* Exercise prompt *
Using the material below, repeat exactly the lines from the one with "Reproduce this chart" through the one with "XAxis, YAxis, LabelList", ends included, without any images.

* Supplied data *
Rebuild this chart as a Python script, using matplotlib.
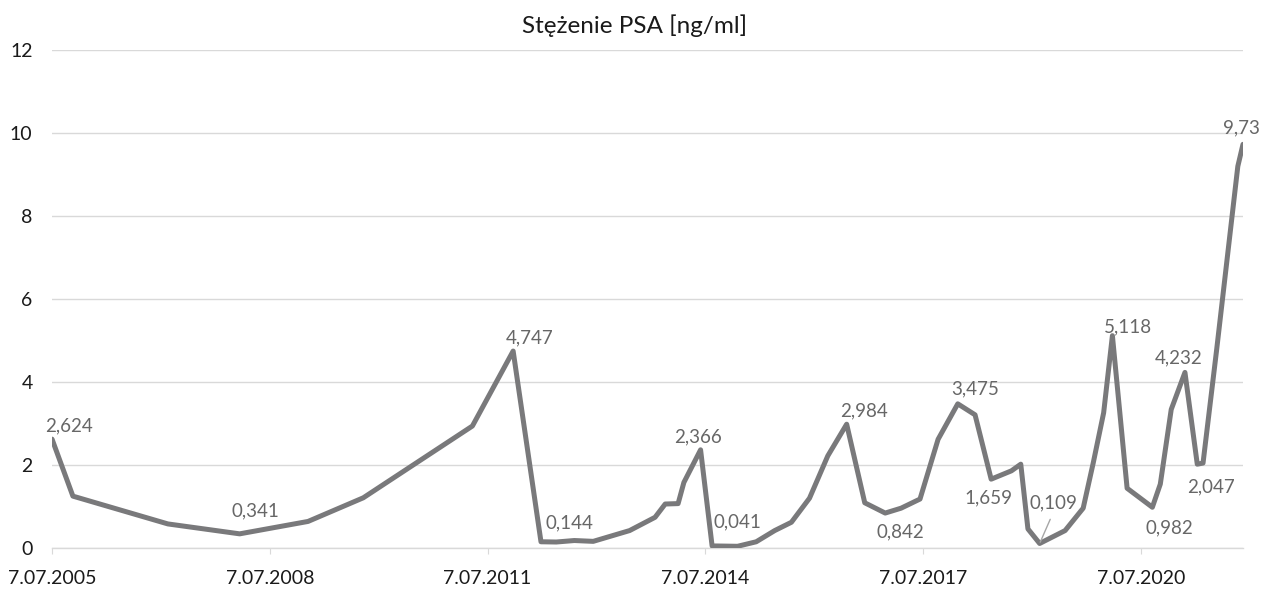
import matplotlib
matplotlib.use('Agg')
import matplotlib.pyplot as plt
import pandas as pd

dates = ['2005-07-07', '2005-10-20', '2007-02-10', '2008-02-06', '2009-01-15',
         '2009-10-20', '2011-04-22', '2011-11-13', '2012-04-01', '2012-06-17',
         '2012-09-16', '2012-12-20', '2013-06-21', '2013-10-27', '2013-12-17',
         '2014-02-20', '2014-03-21', '2014-06-13', '2014-08-10', '2014-12-16',
         '2015-03-20', '2015-06-21', '2015-09-13', '2015-12-13', '2016-03-14',
         '2016-06-17', '2016-09-16', '2016-12-28', '2017-03-18', '2017-06-21',
         '2017-09-20', '2017-12-28', '2018-03-25', '2018-06-14', '2018-09-24',
         '2018-11-10', '2018-12-16', '2019-02-13', '2019-06-21', '2019-09-20',
         '2019-11-10', '2020-01-01', '2020-02-14', '2020-04-28', '2020-09-02',
         '2020-10-12', '2020-12-06', '2021-02-13', '2021-04-16', '2021-05-15',
         '2021-07-23', '2021-11-06', '2021-12-02']
psa = [2.624, 1.25, 0.58, 0.341, 0.64,
       1.21, 2.94, 4.747, 0.15, 0.144,
       0.18, 0.16, 0.42, 0.74, 1.06,
       1.07, 1.58, 2.366, 0.05, 0.041,
       0.15, 0.42, 0.62, 1.2, 2.22,
       2.984, 1.09, 0.842, 0.96, 1.18,
       2.62, 3.475, 3.21, 1.659, 1.86,
       2.02, 0.46, 0.109, 0.42, 0.96,
       2.06, 3.26, 5.118, 1.44, 0.982,
       1.54, 3.34, 4.232, 2.02, 2.047,
       4.8, 9.2, 9.73]

# labelled points: index -> (dx, dy) in pixels
labels_above = {0: (17, 8), 3: (16, 17), 7: (16, 8), 9: (13, 14), 17: (-3, 7),
                19: (0, 19), 25: (17, 8), 31: (17, 9), 42: (16, 3), 47: (-6, 9),
                52: (-2, 11)}
labels_below = {27: (15, 10), 33: (-3, 10), 44: (17, 12), 49: (8, 15)}
label_leader = {37: (14, 35)}

tick_dates = ['2005-07-07', '2008-07-07', '2011-07-07', '2014-07-07', '2017-07-07', '2020-07-07']
tick_labels = ['7.07.2005', '7.07.2008', '7.07.2011', '7.07.2014', '7.07.2017', '7.07.2020']

x = pd.to_datetime(dates)
plt.rcParams['font.family'] = ['Lato', 'DejaVu Sans']

fig = plt.figure(figsize=(12.69, 5.90), dpi=100)
ax = fig.add_axes([0.041, 0.0712, 0.9385, 0.8438])

ax.plot(x, psa, color='#79797b', lw=3.6, solid_joinstyle='round', solid_capstyle='round', zorder=3)

def fmt(v):
    return str(v).replace('.', ',')

lab_col = '#676767'
for i, (dx, dy) in labels_above.items():
    ax.annotate(fmt(psa[i]), (x[i], psa[i]), xytext=(dx, dy), textcoords='offset pixels',
                ha='center', va='baseline', fontsize=13.5, color=lab_col)
for i, (dx, dy) in labels_below.items():
    ax.annotate(fmt(psa[i]), (x[i], psa[i]), xytext=(dx, -dy), textcoords='offset pixels',
                ha='center', va='top', fontsize=13.5, color=lab_col)
for i, (dx, dy) in label_leader.items():
    ax.annotate(fmt(psa[i]), (x[i], psa[i]), xytext=(dx, dy), textcoords='offset pixels',
                ha='center', va='baseline', fontsize=13.5, color=lab_col,
                arrowprops=dict(arrowstyle='-', color='#a6a6a6', lw=1, relpos=(0.5, 0),
                                shrinkA=4, shrinkB=1))

ax.set_xlim(x[0], x[-1])
ax.set_ylim(0, 12)
ax.set_yticks(range(0, 13, 2))
ax.set_xticks(pd.to_datetime(tick_dates))
ax.set_xticklabels(tick_labels)

ax.grid(axis='y', color='#d9d9d9', lw=1)
ax.set_axisbelow(True)
for s in ['top', 'right', 'left']:
    ax.spines[s].set_visible(False)
ax.spines['bottom'].set_color('#d9d9d9')
ax.spines['bottom'].set_linewidth(1)
ax.tick_params(axis='y', length=0, labelsize=14, pad=14, labelcolor='#1a1a1a')
ax.tick_params(axis='x', length=4.5, color='#d9d9d9', labelsize=14, pad=11, labelcolor='#1a1a1a')

fig.text(0.5, 1 - 33 / 590, 'Stężenie PSA [ng/ml]', ha='center', va='baseline',
         fontsize=17.5, color='#1a1a1a')

fig.savefig('out.png', dpi=100)
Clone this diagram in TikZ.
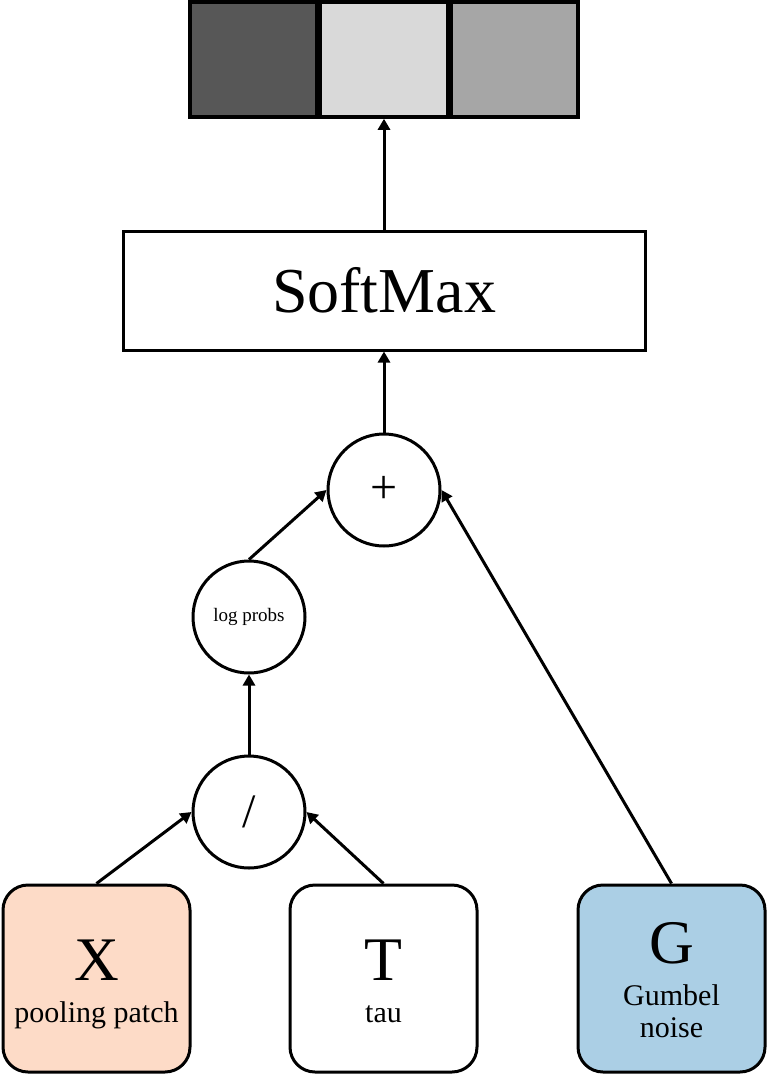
\documentclass[tikz,border=0pt]{standalone}
\usepackage{fontspec}
\setmainfont{Liberation Serif}
\usetikzlibrary{arrows.meta,positioning}
\definecolor{patchpeach}{HTML}{FDDBC7}
\definecolor{noiseblue}{HTML}{ABCFE5}
\definecolor{celldark}{HTML}{575757}
\definecolor{celllight}{HTML}{D9D9D9}
\definecolor{cellmid}{HTML}{A6A6A6}

\begin{document}
\begin{tikzpicture}[
    x=1pt, y=-1pt,
    line width=3pt,
    arrow/.style={-{Triangle[length=11pt,width=12pt]}, line width=3pt},
    cell/.style={
        draw,
        line width=3.5pt,
        minimum width=127pt,
        minimum height=115pt,
        inner sep=0pt
    },
    opnode/.style={
        draw,
        circle,
        minimum size=112pt,
        inner sep=0pt,
        font=\fontsize{48}{50}\selectfont
    },
    inbox/.style={
        draw,
        rounded corners=25pt,
        minimum width=187pt,
        minimum height=187pt,
        inner sep=0pt
    },
    symb/.style={anchor=base, inner sep=0pt, font=\fontsize{62}{64}\selectfont},
    inlabel/.style={anchor=base, inner sep=0pt, font=\fontsize{30}{32}\selectfont}
]
\useasboundingbox (0,0) rectangle (770,1076);

% output probabilities
\node[cell, fill=celllight] (p2) at (384,59.5) {};
\node[cell, fill=celldark, left=0pt of p2] (p1) {};
\node[cell, fill=cellmid, right=0pt of p2] (p3) {};

\node[draw, minimum width=522pt, minimum height=119pt,
      font=\fontsize{64}{64}\selectfont] (softmax) at (384,290.5) {SoftMax};

\node[opnode] (plus) at (384,490) {+};
\node[opnode, font=\fontsize{19}{20}\selectfont] (logp) at (249,617) {log probs};
\node[opnode] (div) at (249,812) {/};

% inputs
\node[inbox, fill=patchpeach] (patch) at (96.5,978.5) {};
\node[inbox, right=97pt of patch] (tau) {};
\node[inbox, fill=noiseblue, right=98pt of tau] (noise) {};

\node[symb] (patchsym) at ([yshift=-1.5pt]patch.center) {X};
\node[inlabel] (patchtxt) at ([yshift=-43.5pt]patch.center) {pooling patch};
\node[symb] (tausym) at ([yshift=-1.5pt]tau.center) {T};
\node[inlabel] (tautxt) at ([yshift=-43.5pt]tau.center) {tau};
\node[symb] (noisesym) at ([yshift=15.5pt]noise.center) {G};
\node[inlabel] (noisetxt1) at ([yshift=-26.5pt]noise.center) {Gumbel};
\node[inlabel] (noisetxt2) at ([yshift=-58.5pt]noise.center) {noise};

\draw[arrow] (patch.north) -- (div.west);
\draw[arrow] (tau.north) -- (div.east);
\draw[arrow] (div.north) -- (logp.south);
\draw[arrow] (logp.north) -- (plus.west);
\draw[arrow] (noise.north) -- (plus.east);
\draw[arrow] (plus.north) -- (softmax.south);
\draw[arrow] (softmax.north) -- (p2.south);

\end{tikzpicture}
\end{document}
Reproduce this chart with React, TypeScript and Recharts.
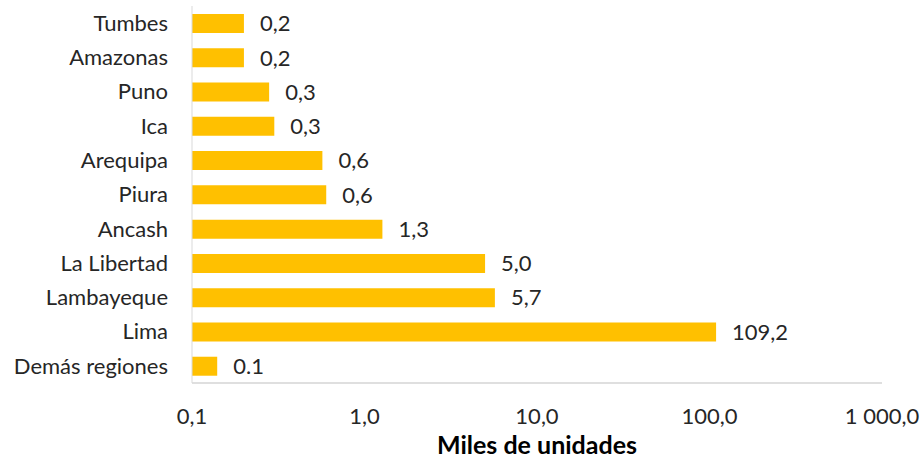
import { BarChart, Bar, XAxis, YAxis, LabelList } from "recharts";

const regiones = [
  "Tumbes", "Amazonas", "Puno", "Ica", "Arequipa", "Piura",
  "Ancash", "La Libertad", "Lambayeque", "Lima ", "Demás regiones",
];
const valores = [0.2, 0.2, 0.28, 0.3, 0.57, 0.6, 1.27, 5.0, 5.7, 109.2, 0.14];
const etiquetas = ["0,2", "0,2", "0,3", "0,3", "0,6", "0,6", "1,3", "5,0", "5,7", "109,2", "0.1"];
const ticksX = [0.1, 1, 10, 100, 1000];
const ticksXTexto = ["0,1", "1,0", "10,0", "100,0", "1 000,0"];

const datos = regiones.map((r, i) => ({ region: r, valor: valores[i], etiqueta: etiquetas[i] }));

const fuente = "Lato, 'Open Sans', sans-serif";
const colorTexto = "#262626";

export default function App() {
  return (
    <div style={{ position: "absolute", left: 0, top: 0, fontFamily: fuente }}>
      <BarChart
        width={920}
        height={459}
        data={datos}
        layout="vertical"
        margin={{ top: 6, right: 38, bottom: 0, left: 0 }}
      >
        <XAxis
          type="number"
          scale="log"
          domain={[0.1, 1000]}
          ticks={ticksX}
          allowDataOverflow
          interval={0}
          height={76}
          tickLine={false}
          tickMargin={19}
          axisLine={{ stroke: "#bfbfbf" }}
          tick={{ fontSize: 22, fill: colorTexto, fontFamily: fuente }}
          tickFormatter={(v: number) => ticksXTexto[ticksX.indexOf(v)] ?? String(v)}
          label={{
            value: "Miles de unidades",
            position: "insideBottom",
            offset: 5,
            style: { fontSize: 25, fontWeight: 700, fill: "#000", fontFamily: fuente },
          }}
        />
        <YAxis
          type="category"
          dataKey="region"
          width={192}
          interval={0}
          tickLine={false}
          tickMargin={18}
          axisLine={{ stroke: "#d9d9d9" }}
          tick={{ fontSize: 22, fill: colorTexto, fontFamily: fuente }}
        />
        <Bar dataKey="valor" fill="#FFC000" barSize={19} isAnimationActive={false}>
          <LabelList
            dataKey="etiqueta"
            position="right"
            offset={16}
            style={{ fontSize: 22, fill: colorTexto, fontFamily: fuente }}
          />
        </Bar>
      </BarChart>
    </div>
  );
}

* Result *
Reproduce this chart with React, TypeScript and Recharts.
import { BarChart, Bar, XAxis, YAxis, LabelList } from "recharts";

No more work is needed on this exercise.